▶ Given exercise: State how many lines contain "seaborn", and write nothing except that count.

▶ Input data:
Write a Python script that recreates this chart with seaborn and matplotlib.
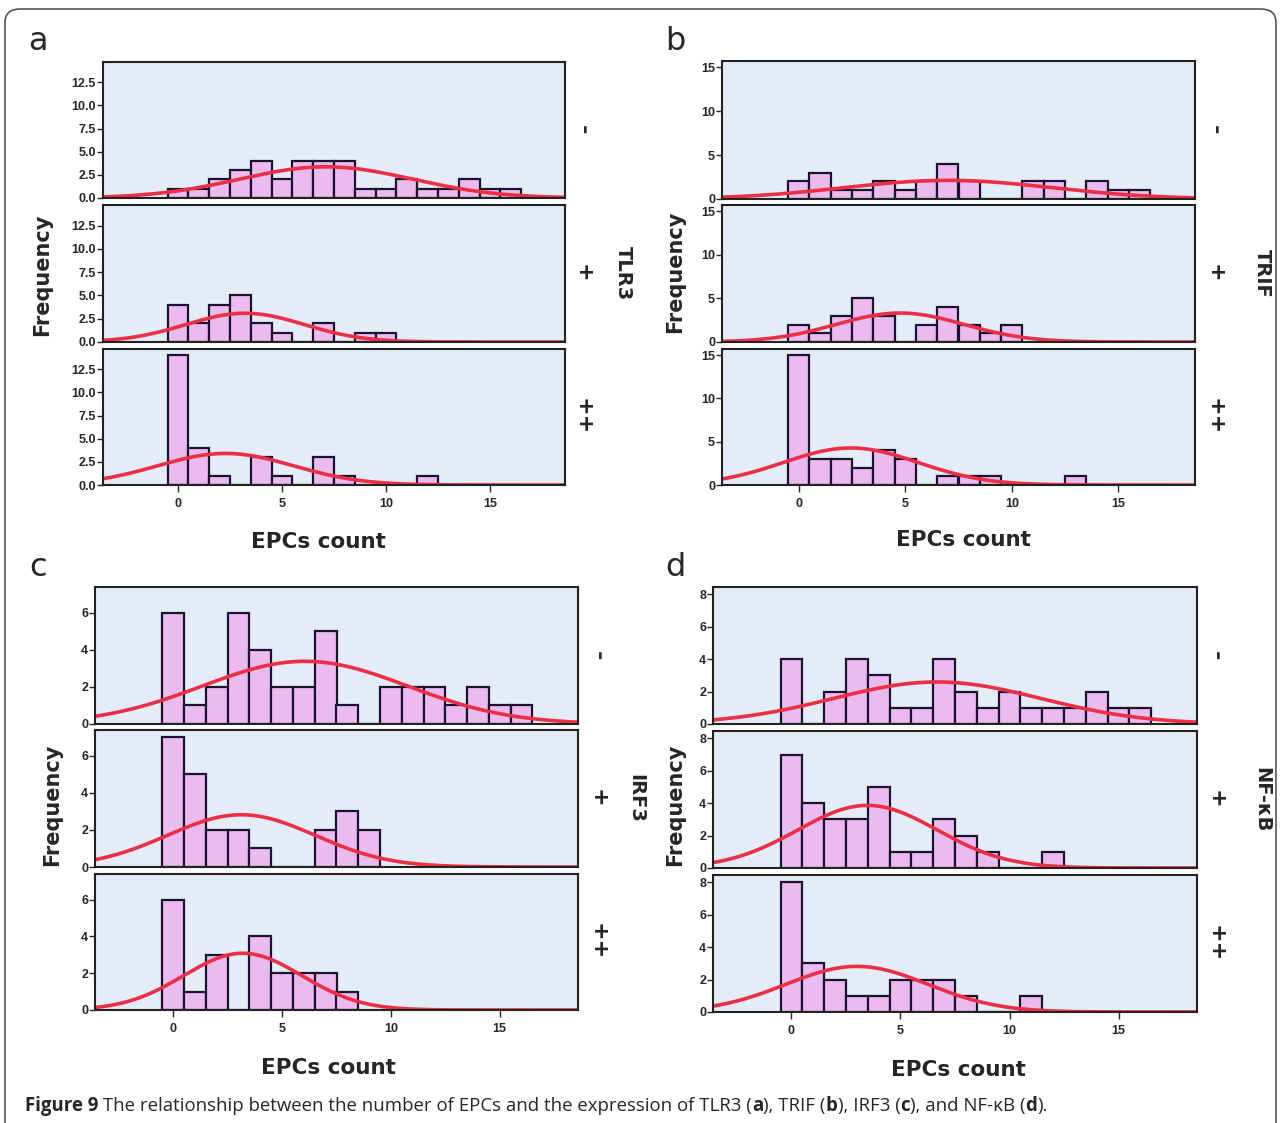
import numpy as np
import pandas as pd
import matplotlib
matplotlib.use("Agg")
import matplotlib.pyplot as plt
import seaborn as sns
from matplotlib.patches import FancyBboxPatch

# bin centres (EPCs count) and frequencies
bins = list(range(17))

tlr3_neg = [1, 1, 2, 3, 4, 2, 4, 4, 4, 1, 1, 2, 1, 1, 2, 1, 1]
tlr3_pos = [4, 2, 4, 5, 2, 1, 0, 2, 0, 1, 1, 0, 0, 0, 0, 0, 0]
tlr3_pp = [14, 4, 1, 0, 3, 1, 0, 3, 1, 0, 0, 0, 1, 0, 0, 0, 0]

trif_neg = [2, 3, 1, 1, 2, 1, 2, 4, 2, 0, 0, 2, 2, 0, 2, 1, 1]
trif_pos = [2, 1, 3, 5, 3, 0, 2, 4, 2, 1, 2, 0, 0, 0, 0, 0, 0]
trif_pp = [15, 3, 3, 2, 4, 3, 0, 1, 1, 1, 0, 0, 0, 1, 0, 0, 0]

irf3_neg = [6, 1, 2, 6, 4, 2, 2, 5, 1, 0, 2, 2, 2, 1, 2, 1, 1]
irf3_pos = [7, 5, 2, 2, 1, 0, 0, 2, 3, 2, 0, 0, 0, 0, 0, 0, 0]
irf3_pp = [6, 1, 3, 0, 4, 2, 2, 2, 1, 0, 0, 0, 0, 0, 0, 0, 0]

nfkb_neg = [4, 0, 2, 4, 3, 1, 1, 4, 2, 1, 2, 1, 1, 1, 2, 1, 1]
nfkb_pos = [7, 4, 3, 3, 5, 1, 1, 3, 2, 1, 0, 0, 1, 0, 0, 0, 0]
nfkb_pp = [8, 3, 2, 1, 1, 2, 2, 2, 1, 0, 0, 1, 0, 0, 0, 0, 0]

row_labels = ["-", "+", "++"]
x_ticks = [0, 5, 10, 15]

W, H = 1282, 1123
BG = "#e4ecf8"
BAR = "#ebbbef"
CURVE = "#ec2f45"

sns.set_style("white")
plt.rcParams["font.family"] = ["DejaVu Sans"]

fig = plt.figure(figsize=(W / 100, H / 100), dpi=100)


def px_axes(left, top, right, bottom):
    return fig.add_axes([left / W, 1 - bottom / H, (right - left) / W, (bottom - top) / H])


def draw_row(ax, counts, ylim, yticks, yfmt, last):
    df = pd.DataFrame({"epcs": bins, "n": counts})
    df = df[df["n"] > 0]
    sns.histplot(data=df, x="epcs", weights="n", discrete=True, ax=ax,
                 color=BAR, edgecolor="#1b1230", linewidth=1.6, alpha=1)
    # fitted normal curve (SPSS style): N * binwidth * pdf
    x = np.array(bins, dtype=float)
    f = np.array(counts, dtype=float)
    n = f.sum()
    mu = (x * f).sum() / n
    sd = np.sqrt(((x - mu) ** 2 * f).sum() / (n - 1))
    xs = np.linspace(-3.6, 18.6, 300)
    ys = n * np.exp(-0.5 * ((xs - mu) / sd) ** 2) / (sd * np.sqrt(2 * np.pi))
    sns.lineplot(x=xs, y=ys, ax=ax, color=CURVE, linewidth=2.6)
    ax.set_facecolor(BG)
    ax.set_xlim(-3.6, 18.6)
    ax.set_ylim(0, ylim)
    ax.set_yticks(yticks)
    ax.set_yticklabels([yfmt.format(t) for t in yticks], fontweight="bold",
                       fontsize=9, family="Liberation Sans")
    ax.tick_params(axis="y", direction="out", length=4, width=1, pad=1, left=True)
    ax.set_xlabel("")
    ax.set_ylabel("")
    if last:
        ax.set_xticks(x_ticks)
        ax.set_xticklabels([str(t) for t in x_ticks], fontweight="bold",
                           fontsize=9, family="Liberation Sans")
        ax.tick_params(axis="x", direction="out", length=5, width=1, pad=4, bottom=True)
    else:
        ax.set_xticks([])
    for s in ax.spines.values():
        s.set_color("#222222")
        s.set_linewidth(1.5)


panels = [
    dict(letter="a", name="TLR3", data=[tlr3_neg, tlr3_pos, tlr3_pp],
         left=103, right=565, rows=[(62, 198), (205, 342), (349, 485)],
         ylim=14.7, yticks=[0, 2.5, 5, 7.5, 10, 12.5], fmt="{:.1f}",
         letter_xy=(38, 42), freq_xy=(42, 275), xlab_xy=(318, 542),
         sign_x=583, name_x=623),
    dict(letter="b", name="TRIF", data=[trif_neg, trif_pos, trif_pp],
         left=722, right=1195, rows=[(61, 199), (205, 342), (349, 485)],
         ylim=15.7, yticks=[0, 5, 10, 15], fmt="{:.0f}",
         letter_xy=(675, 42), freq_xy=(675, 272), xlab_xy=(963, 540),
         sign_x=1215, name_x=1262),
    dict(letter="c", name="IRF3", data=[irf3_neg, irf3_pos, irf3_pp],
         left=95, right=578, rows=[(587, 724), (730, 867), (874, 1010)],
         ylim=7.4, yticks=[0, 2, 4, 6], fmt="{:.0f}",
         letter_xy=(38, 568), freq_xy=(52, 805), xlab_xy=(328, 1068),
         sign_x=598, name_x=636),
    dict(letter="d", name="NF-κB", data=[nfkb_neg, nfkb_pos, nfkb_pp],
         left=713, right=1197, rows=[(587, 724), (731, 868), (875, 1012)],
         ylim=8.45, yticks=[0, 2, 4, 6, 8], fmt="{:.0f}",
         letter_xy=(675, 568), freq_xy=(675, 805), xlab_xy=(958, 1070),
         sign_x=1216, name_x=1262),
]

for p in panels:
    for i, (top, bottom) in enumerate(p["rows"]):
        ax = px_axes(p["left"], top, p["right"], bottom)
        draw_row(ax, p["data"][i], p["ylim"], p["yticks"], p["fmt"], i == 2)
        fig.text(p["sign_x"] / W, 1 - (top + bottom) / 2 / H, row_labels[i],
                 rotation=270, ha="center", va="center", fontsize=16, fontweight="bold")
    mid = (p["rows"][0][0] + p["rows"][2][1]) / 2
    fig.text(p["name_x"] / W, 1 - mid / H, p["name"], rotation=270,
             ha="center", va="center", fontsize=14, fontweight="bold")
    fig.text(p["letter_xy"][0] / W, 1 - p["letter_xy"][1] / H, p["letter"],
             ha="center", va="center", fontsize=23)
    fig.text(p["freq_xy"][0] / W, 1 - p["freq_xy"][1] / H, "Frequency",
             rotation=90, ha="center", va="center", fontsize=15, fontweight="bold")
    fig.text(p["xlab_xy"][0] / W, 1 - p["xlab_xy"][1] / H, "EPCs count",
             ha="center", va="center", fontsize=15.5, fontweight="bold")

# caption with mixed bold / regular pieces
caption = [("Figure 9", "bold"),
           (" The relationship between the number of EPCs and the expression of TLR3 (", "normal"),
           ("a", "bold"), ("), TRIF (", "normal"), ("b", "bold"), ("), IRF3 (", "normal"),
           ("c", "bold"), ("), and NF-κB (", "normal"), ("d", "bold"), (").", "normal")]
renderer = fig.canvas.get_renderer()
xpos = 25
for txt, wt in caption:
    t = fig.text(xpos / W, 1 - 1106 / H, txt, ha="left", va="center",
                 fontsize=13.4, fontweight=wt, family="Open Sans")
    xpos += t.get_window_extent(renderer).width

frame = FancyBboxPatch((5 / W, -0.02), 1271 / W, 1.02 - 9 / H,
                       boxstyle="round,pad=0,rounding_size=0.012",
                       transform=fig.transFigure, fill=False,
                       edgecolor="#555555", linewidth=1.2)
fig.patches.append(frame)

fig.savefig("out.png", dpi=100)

--

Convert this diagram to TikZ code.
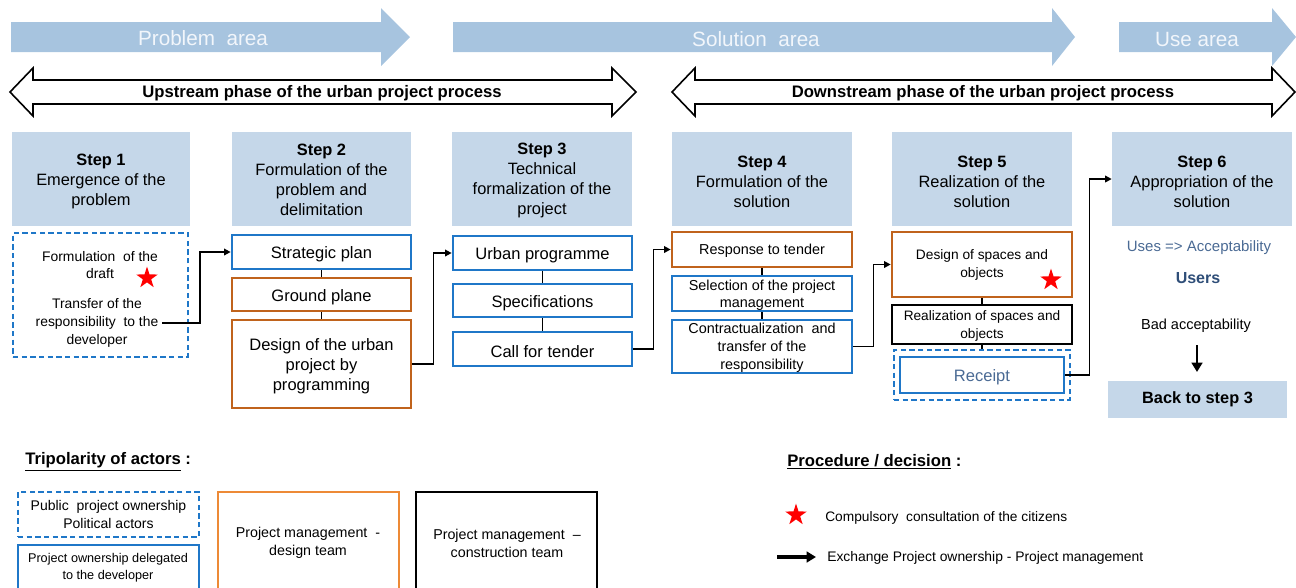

▶ Exercise output: 2